E acrescenta que, num momento de aperto, mal pareceria que se financiasse uma actividade comercial.
E lucrativa, permito-me acrescentar, pois todos os anos, interessado que sou, vou sabendo dos comentários dos editores e dos resultados que eles confessam.
Sou um comprador compulsivo de livros. Contas feitas, nos últimos cinquenta e dois anos de vida, comprei um livro por dia. Leio como um desesperado, já fui sócio de uma editora, idem de uma livraria, sem falar nas cooperativas livreiras a que pertenci Traduzi duas dúzias de livros e escrevi três.. Tenho, pois, algum conhecimento da matéria.
Ora vejamos como é que funciona o mercado livreiro.
Em termos simples, para não assustar nenhum leitor, a coisa é assim. Um editor produz um livro, paga ao autor, eventualmente ao tradutor e entrega a obra a um distribuidor. Em termos simples, este recebe o produto por 50% (ou menos ainda) do preço de capa. O distribuidor coloca o livro nas livrarias que teoricamente o recebem a 70% do preço de capa. O leitor compra o livrinho pelo preço lá marcado, digamos 100% do preço de capa.

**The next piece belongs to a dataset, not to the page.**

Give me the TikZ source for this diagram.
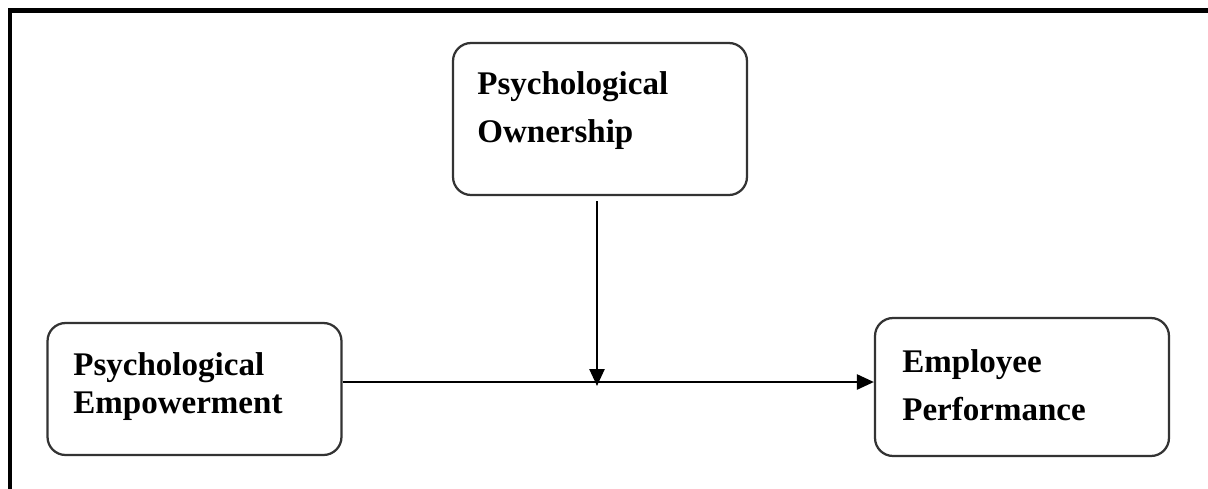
\documentclass[tikz,border=0pt]{standalone}
\usepackage{fontspec}
\setmainfont{Liberation Serif}
\usetikzlibrary{arrows.meta}

\begin{document}
\begin{tikzpicture}[x=0.02cm, y=-0.02cm, >={Triangle[length=0.34cm,width=0.3cm]},
	box/.style={draw=black!80, line width=0.045cm, rounded corners=0.36cm, minimum width=5.88cm},
	boxtext/.style={anchor=base west, align=left, inner sep=0pt, font=\bfseries\fontsize{18.8}{27.2}\selectfont}]
\useasboundingbox (0,0) rectangle (1208,488);
\draw[line width=0.1cm] (10,495) -- (10,10.5) -- (1215,10.5);

\path (600,119) node[box, minimum height=3.04cm] (po) {}
	  (194.5,389) node[box, minimum height=2.64cm] (pe) {}
	  (1022,387) node[box, minimum height=2.76cm] (ep) {};

% anchor base = baseline of the last line
\path (477,142) node[boxtext] (po text) {Psychological\\Ownership}
	  (73,413) node[boxtext, font=\bfseries\fontsize{18.8}{21.5}\selectfont] (pe text) {Psychological\\Empowerment}
	  (902,420) node[boxtext] (ep text) {Employee\\Performance};

\coordinate (mid) at (597,382);
\draw[line width=0.05cm, ->] (pe.east |- mid) -- (ep.west |- mid);
\draw[line width=0.05cm, ->, shorten <=0.1cm, shorten >=-0.08cm] (po.south -| mid) -- (mid);
\end{tikzpicture}
\end{document}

Isto admite variantes nas percentagens mas o que importa saber é que, na “feira do livro”, a venda se opera de editor a leitor.
O desconto habitual neste negócio vai de 10 a 20%. Todos os dias, um ou dois livros são apresentados com descontos superiores (30 a 40%).
Não vou sequer debruçar-me sobre o facto de os maiores descontos incidirem, sempre ou quase sempre, sobre “monos”, peças invendáveis cuja principal utilidade poderia ser amparar um pé de mesa mais curto que os restantes.
Vou apenas relembrar que um editor que coloca o seu produto a 80% do preço total de capa, ganha quase toda a percentagem dos intermediários.
Virem agora estes cavalheiros ou quem os representa pedir por cima deste lucro excepcional mais oitenta milongas à CMP arguindo prejuízos eventuais parece-me má fé, para não usar expressão mais forte e justa.
Entretanto, ao que leio, há um grupo de criaturas (há sempre...) que zangada com a Câmara, com o dr Rui Rio, com a troika, com o mundo ou com as cólicas de estômago, que se propõe manifestar exigindo uma feira. A feira já! A do livro, claro, nunca a cabisbaixa, que não terão lido.
Exigem uma feira e os morabitinos camarários para a fazer. Tudo em nome da “cultura”, palavrão muito em uso que, por razões que se ignoram, não se aplica às livrarias que perdem diariamente leitores. Diariamente!
Abafadas pela “fnac”, pelos hipermercados que vendem os best-sellers do momento, as livrarias são como as casas mortuárias só que com menos gente.
A lusa gente não põe o pé na livraria nem à lei da bala. Mesmo se, como é sabido, estas multipliquem as ofertas, ofereçam 10% sobre o preço de capa, proponham títulos que as grandes superfícies nunca têm nem querem ter (poesia ou teatro, por exemplo).
Nunca vi ninguém manifestar-se a favor de um pagamento camarário às livrarias. Que pagam todas as taxas, todos os IMIs, toda as alcavalas e impostos para não falar dos restantes custos fixos que são, como calculam, imensamente superiores aos custos das barraquinhas da feira.
Durante a “feira”, as livrarias, se já tinham poucos clientes então ficam nas vascas da doença do sono, do dengue, da catalepsia. Mas isso ninguém vê. Ninguém quer ver.
O grupo de esparvoadas criaturas que, agora, possuído de furor uterino pela “cultura”, vocifera por uma feira paga pelos dinheiros públicos a produtores privados (os editores) deveria meter os pés a caminho e, uma vez por semana, entrar numa livraria e, vá lá, comprar o mais baratinho.
E ler. Ler qualquer coisinha.
Enquanto leem, não dizem, nem fazem, disparates.